Some top pundits warned people against condemning the attacks without acknowledging that injustice, oppression, and marginalisation are root causes behind them. However, they conveniently ignores how Tunisia is not an autocracy as other Arab states are, and its Islamists are included in the government; the victims in France were not journalists who had published offensive cartoons, as in the case of the Charlie Hebdo massacre; and the Shia community of Kuwait has no record of revolting against Sunni rulers in order to trigger the anger of Sunni radicals.
All the classic justifications that have been used in the past to try to rationalise previous heinous crimes do not even exist this time.
The Islamic State recruits disenfranchised individuals who are struggling to cope with the injustices and burdens of our harsh, often cruel, lonely life. Nasser Weddady, who is preparing a research paper on combating extremist propaganda, gave his insights in a gripping New York Times piece by Rukmini Callimachi: “All of us have a natural firewall in our brain that keeps us from bad ideas. They look for weaknesses in the wall, and then they attack.”
Indeed, lack of democracy, oppression and authoritarianism are common reasons behind the alienation of many youths and they do make some young people easy targets for the Islamic State’s propaganda, but the group is happy to advance a variety of other reasons.
With the world map embossed on its newly minted coins, the Islamic State’s main ambition is clear. The group aspires to dominate the entire world, not just the Middle East. Bearing that context in mind, the group has to use conflicting justifications for the terror it uses to pursue its political aims.
In Egypt, the ousting of Islamists from power is used as a reason; in Tunisia, the inclusive democracy that allowed non-Islamists to rule is also used as a reason. Targeting the tourism industry is a sinister way of undermining the current government in Tunisia and the fragile democratic experience in the country. If tourists are the sole focus of IS, why the group did not attack Morocco for example? Let’s not forget that Tunisia has done nothing to provoke the Islamic State, and it has not participated in US airstrikes against IS in Syria or Iraq.
Without understanding that radicals detest non-Islamist democrats as much as they detest non-Islamist dictators, there is no hope of fighting extremism in the Middle East. A flourishing liberal democracy in the Middle East is, in fact, the radicals’ worst nightmare, because it deprives them of the victimisation they excel at using to serve their political ideology.
On the other hand, a closer look at Syria highlights how IS fought and killed other rebels, including Islamists who were not alien to them. The group disdains non-violent Islamists and does not hesitate to kill even the most conservative Muslims if they dare to challenge their authority.
The Islamic State represents a greater challenge to political Islam than autocracy and dictatorship. With its bloodshed, the Islamic State is killing the concept that Islamism can be civil and non-violent. The stake for moderate Islamists is much higher; hence, they need to realise the danger and join the fight, at least to prove they provide a viable alternative template to barbarism.
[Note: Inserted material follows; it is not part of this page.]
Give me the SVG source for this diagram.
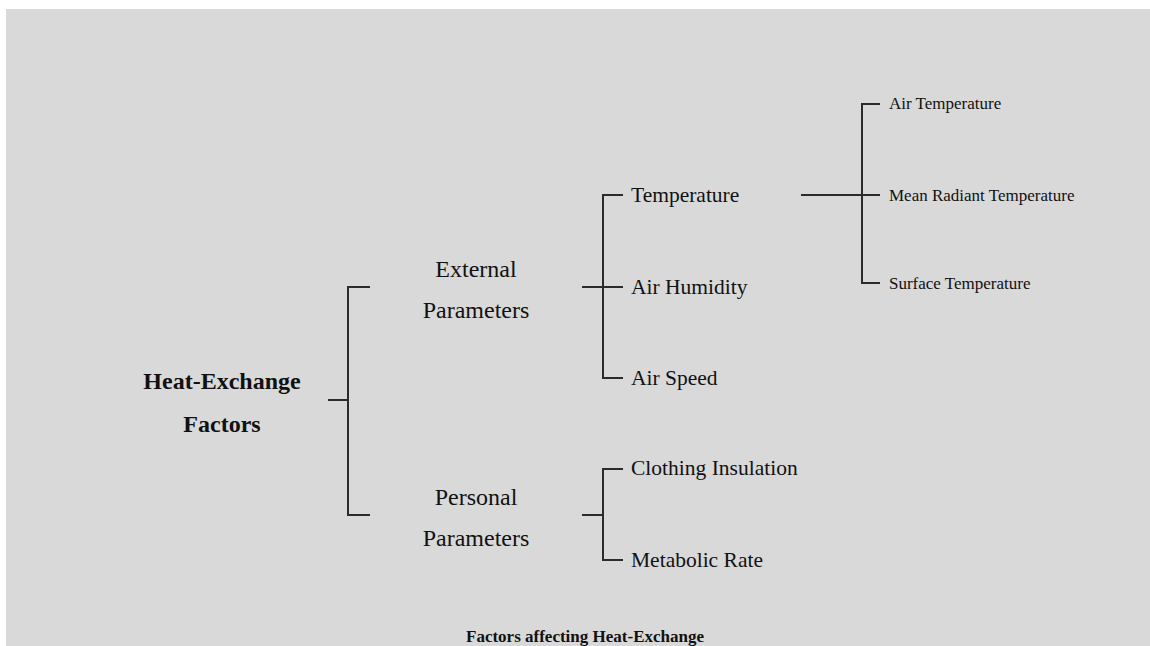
<svg xmlns="http://www.w3.org/2000/svg" width="1150" height="646" viewBox="0 0 1150 646">
  <style>
    .ln { stroke: #2b2b2b; stroke-width: 2; fill: none; }
    .lvl1 { font-family: "Liberation Serif", "Times New Roman", serif; font-size: 24px; fill: #111; text-anchor: middle; }
    .root { font-family: "Liberation Serif", "Times New Roman", serif; font-size: 24px; font-weight: bold; fill: #111; text-anchor: middle; }
    .lvl2 { font-family: "Liberation Serif", "Times New Roman", serif; font-size: 21.5px; fill: #111; }
    .lvl3 { font-family: "Liberation Serif", "Times New Roman", serif; font-size: 17px; fill: #111; }
    .cap { font-family: "Liberation Serif", "Times New Roman", serif; font-size: 17px; font-weight: bold; fill: #111; text-anchor: middle; }
  </style>
  <rect x="0" y="0" width="1150" height="646" fill="#ffffff"/>
  <rect x="6" y="9" width="1144" height="637" fill="#d9d9d9"/>

  <g id="connectors">
    <!-- root bracket -->
    <path class="ln" d="M328 400 H348 M370 287 H348 V515 H370"/>
    <!-- external parameters bracket -->
    <path class="ln" d="M582 287 H623 M623 195 H603 V378 H623"/>
    <!-- personal parameters bracket -->
    <path class="ln" d="M582 515 H603 M623 469 H603 V560 H623"/>
    <!-- temperature bracket -->
    <path class="ln" d="M801 195 H880 M880 104 H862 V283 H880"/>
  </g>

  <g id="node-root">
    <text class="root" x="222" y="389">Heat-Exchange</text>
    <text class="root" x="222" y="432">Factors</text>
  </g>
  <g id="node-external">
    <text class="lvl1" x="476" y="277">External</text>
    <text class="lvl1" x="476" y="318">Parameters</text>
  </g>
  <g id="node-personal">
    <text class="lvl1" x="476" y="505">Personal</text>
    <text class="lvl1" x="476" y="546">Parameters</text>
  </g>
  <g id="node-temperature"><text class="lvl2" x="631" y="202">Temperature</text></g>
  <g id="node-air-humidity"><text class="lvl2" x="631" y="294">Air Humidity</text></g>
  <g id="node-air-speed"><text class="lvl2" x="631" y="385">Air Speed</text></g>
  <g id="node-clothing"><text class="lvl2" x="631" y="475">Clothing Insulation</text></g>
  <g id="node-metabolic"><text class="lvl2" x="631" y="567">Metabolic Rate</text></g>
  <g id="node-air-temperature"><text class="lvl3" x="889" y="109">Air Temperature</text></g>
  <g id="node-mean-radiant"><text class="lvl3" x="889" y="201">Mean Radiant Temperature</text></g>
  <g id="node-surface"><text class="lvl3" x="889" y="289">Surface Temperature</text></g>

  <g id="caption"><text class="cap" x="585" y="642">Factors affecting Heat-Exchange</text></g>
</svg>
Furthermore, some countries, such as Turkey, have opted to ignore the security threat of the Islamic State, despite the fact that the group operates freely near its southern border. In fact, Turkey focuses instead on its fear of the Kurds near its borders. On the same day of last Friday’s carnage, President Erdogan openly stated he would not allow a Kurdish state in Syria. The Turkish president conveniently ignores the fact that the Kurds are not fighting Turkey, but fighting the Islamic State, which slaughtered many innocent civilians in the Syrian Kurdish town of Kobane near the Turkish border last Thursday.
In addition, conspiracy theories continue to gain currency in the Middle East. The classic response to IS’s atrocities is to blame Israel and America, and claim without reliable evidence that they back the group. Others focus their grievances on Ayaan Hirsi Ali and her views, which many Muslims consider Islamophobic, claiming that IS serves only right-wing Western fascists who hate Islam. A third group has ignored the carnage completely and focuses instead on other irrelevant matters. It was so unsettling to see the angry comments of so many Egyptians and Arabs streaming in on social media about the US sanctioning gay marriages following Friday’s terror wave. If America’s tolerance is more unsettling to some than intolerance of IS, then no wonder radicalism will continue to prevail.
The key to fighting IS effectively is to stop our own infighting. Watching different camps exchanging accusations is not the way forward. Postulating conspiracy theories, resenting minorities like the Kurds who bravely fight IS, and complaining about the rise of Islamophobia will not help either.
The defeat of the IS does not need an innovative approach; it needs the simple recognition that all of us have a stake in the battle, and we need to do our part to fight evil, instead of exchanging blame and pointing fingers. The Islamic State continues to win because of our collective "amazing disgrace." If we fail to unite against barbarism, then the ripples of blood will drown us all.